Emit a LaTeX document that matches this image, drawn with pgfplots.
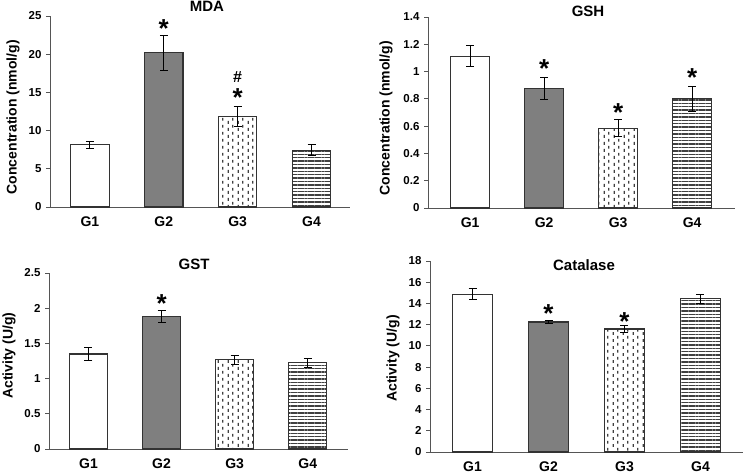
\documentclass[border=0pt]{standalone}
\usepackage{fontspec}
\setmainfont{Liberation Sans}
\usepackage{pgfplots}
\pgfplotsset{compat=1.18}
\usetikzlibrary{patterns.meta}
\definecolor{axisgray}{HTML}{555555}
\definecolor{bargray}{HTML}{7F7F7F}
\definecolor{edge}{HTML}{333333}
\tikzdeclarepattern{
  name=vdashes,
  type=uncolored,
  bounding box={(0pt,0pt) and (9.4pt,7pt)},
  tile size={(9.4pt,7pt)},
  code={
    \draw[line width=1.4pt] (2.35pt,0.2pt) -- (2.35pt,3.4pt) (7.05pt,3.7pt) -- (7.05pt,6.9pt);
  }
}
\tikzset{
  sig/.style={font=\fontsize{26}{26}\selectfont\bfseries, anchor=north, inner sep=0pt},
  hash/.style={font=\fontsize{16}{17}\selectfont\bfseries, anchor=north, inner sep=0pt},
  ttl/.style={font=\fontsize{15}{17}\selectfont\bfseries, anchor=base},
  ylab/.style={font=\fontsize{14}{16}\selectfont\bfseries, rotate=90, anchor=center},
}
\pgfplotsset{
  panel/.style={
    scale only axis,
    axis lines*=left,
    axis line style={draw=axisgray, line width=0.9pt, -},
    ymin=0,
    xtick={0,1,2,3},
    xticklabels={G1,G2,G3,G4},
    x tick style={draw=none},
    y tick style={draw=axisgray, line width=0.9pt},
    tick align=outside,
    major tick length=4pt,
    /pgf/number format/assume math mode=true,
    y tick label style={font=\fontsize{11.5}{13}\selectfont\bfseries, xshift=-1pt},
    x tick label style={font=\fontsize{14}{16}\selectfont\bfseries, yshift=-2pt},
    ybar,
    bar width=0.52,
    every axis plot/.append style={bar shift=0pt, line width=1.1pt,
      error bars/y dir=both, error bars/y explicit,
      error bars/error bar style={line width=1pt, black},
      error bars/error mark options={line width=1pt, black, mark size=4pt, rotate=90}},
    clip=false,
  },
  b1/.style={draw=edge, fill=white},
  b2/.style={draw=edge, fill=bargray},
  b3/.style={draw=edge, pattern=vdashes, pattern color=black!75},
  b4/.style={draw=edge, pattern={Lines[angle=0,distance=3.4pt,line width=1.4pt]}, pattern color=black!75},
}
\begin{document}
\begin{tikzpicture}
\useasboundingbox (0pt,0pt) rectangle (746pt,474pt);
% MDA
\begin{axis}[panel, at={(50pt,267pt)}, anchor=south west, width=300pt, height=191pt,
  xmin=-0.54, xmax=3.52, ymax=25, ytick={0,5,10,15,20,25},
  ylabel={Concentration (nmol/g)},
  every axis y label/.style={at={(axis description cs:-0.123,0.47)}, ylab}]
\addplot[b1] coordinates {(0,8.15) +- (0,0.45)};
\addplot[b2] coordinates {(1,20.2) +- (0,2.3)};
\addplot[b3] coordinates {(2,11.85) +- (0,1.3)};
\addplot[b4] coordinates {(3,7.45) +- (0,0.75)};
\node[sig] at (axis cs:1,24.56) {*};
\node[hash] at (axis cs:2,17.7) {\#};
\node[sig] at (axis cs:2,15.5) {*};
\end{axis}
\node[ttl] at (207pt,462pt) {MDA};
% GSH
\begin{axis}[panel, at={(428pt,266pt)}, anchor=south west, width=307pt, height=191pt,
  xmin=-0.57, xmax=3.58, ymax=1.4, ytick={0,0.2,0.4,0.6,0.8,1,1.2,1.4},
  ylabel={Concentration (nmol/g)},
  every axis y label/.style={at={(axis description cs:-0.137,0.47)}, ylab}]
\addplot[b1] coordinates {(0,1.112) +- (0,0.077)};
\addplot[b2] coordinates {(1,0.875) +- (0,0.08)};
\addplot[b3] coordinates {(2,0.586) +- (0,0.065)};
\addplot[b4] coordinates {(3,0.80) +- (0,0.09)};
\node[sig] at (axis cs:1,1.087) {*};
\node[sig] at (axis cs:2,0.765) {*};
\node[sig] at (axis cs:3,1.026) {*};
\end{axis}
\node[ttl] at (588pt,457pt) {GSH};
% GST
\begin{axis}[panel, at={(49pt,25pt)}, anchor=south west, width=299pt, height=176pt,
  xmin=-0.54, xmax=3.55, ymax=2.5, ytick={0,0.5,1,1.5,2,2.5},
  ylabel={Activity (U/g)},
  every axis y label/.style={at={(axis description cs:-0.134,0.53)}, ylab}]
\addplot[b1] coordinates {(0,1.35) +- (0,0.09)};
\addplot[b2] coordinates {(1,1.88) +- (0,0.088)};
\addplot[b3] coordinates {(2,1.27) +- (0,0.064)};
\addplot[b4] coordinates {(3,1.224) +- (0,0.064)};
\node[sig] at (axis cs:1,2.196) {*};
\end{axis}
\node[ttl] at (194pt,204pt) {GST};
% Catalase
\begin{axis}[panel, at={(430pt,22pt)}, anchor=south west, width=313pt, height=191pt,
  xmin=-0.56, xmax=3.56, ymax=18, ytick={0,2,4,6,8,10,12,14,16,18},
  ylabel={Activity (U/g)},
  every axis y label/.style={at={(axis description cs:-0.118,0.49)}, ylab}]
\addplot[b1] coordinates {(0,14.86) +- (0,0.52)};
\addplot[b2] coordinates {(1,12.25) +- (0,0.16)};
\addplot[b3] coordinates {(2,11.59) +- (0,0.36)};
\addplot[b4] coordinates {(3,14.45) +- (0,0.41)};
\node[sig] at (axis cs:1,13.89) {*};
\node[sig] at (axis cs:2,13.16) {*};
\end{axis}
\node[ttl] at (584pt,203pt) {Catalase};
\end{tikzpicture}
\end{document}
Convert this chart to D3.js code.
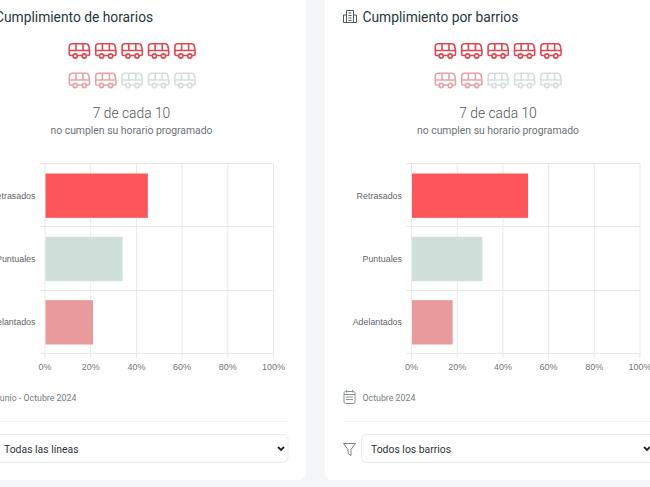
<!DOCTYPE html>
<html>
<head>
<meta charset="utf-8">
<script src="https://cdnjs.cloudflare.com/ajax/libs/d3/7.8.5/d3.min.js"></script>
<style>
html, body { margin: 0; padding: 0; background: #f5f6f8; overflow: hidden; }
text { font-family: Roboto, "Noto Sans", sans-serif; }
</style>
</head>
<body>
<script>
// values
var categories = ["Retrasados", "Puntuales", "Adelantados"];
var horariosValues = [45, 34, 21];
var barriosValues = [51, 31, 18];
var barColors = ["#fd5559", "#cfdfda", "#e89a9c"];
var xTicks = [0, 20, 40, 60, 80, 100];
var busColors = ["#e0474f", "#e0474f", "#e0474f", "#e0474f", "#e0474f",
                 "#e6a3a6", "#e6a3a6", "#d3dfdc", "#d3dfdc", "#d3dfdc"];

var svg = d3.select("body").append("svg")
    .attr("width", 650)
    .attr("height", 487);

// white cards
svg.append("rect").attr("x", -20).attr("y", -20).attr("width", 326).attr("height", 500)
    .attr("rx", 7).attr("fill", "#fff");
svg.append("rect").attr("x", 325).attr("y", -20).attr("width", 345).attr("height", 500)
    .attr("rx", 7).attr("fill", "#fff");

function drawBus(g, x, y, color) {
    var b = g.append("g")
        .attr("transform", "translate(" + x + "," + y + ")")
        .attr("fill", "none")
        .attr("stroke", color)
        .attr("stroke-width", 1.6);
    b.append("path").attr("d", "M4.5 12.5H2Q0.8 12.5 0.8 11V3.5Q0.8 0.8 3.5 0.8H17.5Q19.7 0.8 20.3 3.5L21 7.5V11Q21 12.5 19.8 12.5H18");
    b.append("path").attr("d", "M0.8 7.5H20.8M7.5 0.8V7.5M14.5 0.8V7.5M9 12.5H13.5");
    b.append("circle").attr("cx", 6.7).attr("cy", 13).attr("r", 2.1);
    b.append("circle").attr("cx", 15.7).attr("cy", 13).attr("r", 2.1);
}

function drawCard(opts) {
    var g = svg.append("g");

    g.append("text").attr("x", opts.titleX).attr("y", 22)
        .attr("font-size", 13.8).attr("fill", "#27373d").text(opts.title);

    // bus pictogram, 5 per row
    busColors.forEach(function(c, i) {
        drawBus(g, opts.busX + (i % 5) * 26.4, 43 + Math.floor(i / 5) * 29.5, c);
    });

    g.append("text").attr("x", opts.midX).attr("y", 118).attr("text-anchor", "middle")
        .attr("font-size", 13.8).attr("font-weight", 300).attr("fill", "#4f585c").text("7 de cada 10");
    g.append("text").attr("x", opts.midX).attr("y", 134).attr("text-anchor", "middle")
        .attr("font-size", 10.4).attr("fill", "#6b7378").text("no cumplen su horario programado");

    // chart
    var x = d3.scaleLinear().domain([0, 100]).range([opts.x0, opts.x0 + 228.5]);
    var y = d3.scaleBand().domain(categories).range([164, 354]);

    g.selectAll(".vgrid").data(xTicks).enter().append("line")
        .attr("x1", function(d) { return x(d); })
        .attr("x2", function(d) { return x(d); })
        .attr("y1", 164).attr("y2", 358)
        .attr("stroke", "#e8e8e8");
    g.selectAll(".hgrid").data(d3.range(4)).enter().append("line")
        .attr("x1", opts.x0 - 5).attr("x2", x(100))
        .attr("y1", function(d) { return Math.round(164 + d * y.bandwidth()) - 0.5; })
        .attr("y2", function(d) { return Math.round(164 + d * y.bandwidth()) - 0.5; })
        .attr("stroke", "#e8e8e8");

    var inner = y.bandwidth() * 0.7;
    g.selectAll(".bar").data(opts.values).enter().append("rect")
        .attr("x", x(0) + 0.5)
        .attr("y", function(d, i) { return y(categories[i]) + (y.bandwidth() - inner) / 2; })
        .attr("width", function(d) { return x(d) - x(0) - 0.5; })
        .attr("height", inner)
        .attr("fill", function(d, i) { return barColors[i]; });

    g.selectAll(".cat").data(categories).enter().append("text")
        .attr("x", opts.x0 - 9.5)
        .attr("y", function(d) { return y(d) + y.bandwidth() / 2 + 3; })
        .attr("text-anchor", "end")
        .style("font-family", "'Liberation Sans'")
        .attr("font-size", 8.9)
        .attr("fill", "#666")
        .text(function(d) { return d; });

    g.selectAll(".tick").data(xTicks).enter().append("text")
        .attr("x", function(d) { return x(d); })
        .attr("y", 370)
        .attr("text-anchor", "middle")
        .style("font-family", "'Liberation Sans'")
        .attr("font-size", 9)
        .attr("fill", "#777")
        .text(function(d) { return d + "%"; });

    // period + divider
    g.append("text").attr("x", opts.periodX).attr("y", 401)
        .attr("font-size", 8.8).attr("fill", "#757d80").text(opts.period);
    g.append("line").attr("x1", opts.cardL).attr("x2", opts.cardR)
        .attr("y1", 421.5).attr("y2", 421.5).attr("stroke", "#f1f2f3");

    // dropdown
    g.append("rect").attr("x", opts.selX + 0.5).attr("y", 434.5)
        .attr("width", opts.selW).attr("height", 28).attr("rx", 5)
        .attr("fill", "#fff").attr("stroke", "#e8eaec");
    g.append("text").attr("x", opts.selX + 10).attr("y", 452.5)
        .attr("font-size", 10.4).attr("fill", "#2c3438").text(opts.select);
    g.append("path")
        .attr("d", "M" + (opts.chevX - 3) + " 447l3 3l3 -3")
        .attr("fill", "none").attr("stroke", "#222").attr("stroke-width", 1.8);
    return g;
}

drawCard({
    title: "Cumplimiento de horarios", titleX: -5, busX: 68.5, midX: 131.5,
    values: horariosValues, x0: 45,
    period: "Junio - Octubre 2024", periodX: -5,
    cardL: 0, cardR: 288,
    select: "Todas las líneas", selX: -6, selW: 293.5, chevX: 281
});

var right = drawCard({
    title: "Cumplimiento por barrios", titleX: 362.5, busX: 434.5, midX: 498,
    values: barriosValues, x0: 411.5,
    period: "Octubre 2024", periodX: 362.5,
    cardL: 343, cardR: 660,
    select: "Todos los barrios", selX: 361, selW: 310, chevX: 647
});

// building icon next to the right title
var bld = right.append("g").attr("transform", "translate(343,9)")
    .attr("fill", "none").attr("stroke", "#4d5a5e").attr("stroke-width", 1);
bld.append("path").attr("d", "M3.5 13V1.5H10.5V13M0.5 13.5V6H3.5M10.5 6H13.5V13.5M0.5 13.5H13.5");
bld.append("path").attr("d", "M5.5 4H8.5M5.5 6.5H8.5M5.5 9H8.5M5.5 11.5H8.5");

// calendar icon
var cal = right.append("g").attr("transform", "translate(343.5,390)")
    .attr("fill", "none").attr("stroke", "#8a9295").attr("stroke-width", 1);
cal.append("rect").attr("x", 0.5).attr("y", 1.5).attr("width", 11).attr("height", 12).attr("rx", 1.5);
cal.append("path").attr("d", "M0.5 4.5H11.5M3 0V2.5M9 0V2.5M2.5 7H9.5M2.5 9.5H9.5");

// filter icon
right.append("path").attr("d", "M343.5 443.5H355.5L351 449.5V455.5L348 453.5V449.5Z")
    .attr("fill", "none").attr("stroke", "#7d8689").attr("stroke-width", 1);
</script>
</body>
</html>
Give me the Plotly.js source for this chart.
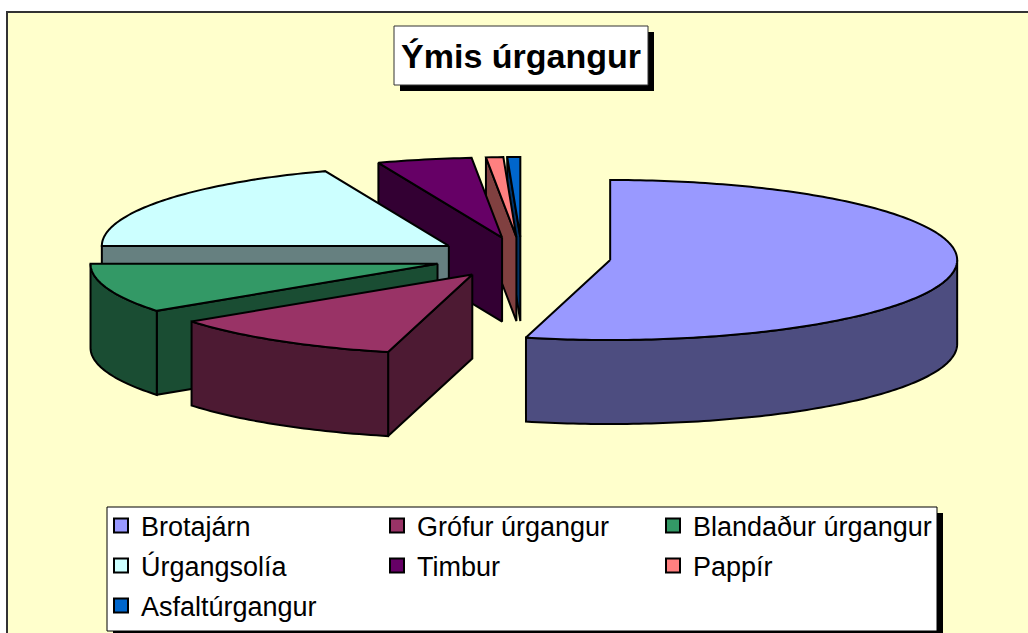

◇ ◇ ◇

## GIVEN REQUEST
Copy out each line of the records that holds the string "code".

## RIGHT ANSWER
  code={
Convert this chart to D3.js code.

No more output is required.